I am using bashshell with spark-sql-2.4.1v. I submit my spark job using spark-submit in a shell script.

Need to capture the status of my job. how can this be achieved ?

Anyhelp/advice please ?

BdEngineer
  • 2,929
  • 4
  • 49
  • 85

2 Answers2

3

Check below code.

process_start_datetime=$(date +%Y%m%d%H%M%S)
log_path="<log_dir>"
log_file="${log_path}/${app_name}_${process_start_datetime}.log"

spark-submit \
    --verbose \
    --deploy-mode cluster \
    --executor-cores "$executor_cores" \
    --num-executors "$num_executors" \
    --driver-memory "$driver_memory" \
    --executor-memory "$executor_memory"  \
    --master yarn \
    --class main.App "$appJar" 2>&1 | tee -a "$log_file"

status=$(grep "final status:" < "$log_file" | cut -d ":" -f2 | tail -1 | awk '$1=$1')

To get Application Id

applicationId=$(grep "tracking URL" < "$log_file" | head -n 1 | cut -d "/" -f5)
Srinivas
  • 8,957
  • 2
  • 12
  • 26
1

spark-submit is a async job, so when we submit the command you can get the application id by Calling SparkContext.applicationId.

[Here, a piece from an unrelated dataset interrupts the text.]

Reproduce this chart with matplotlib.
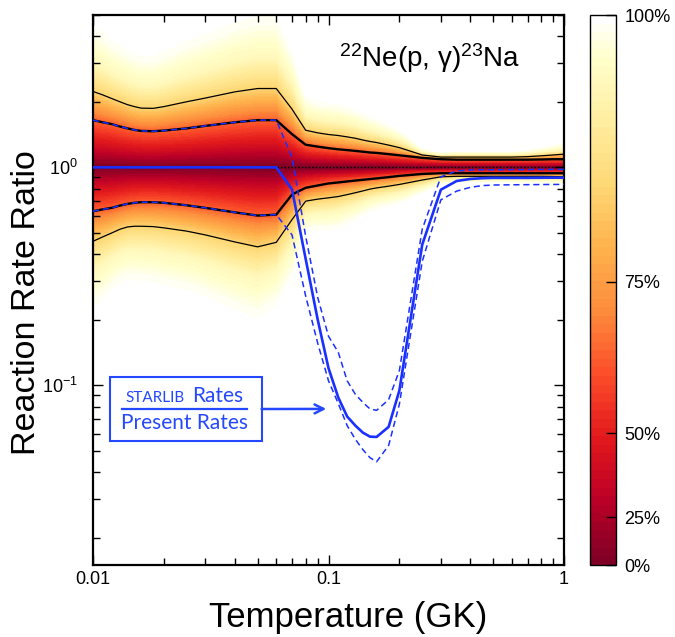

You can then check the status.

reference-https://issues.apache.org/jira/browse/SPARK-5439

if spark is deployed on Yarn then you can check the status using-

///To get application ID use yarn application -list
yarn application -status application_1459542433815_0002

There is another way they mentioned in this answer

Som
  • 6,193
  • 1
  • 11
  • 22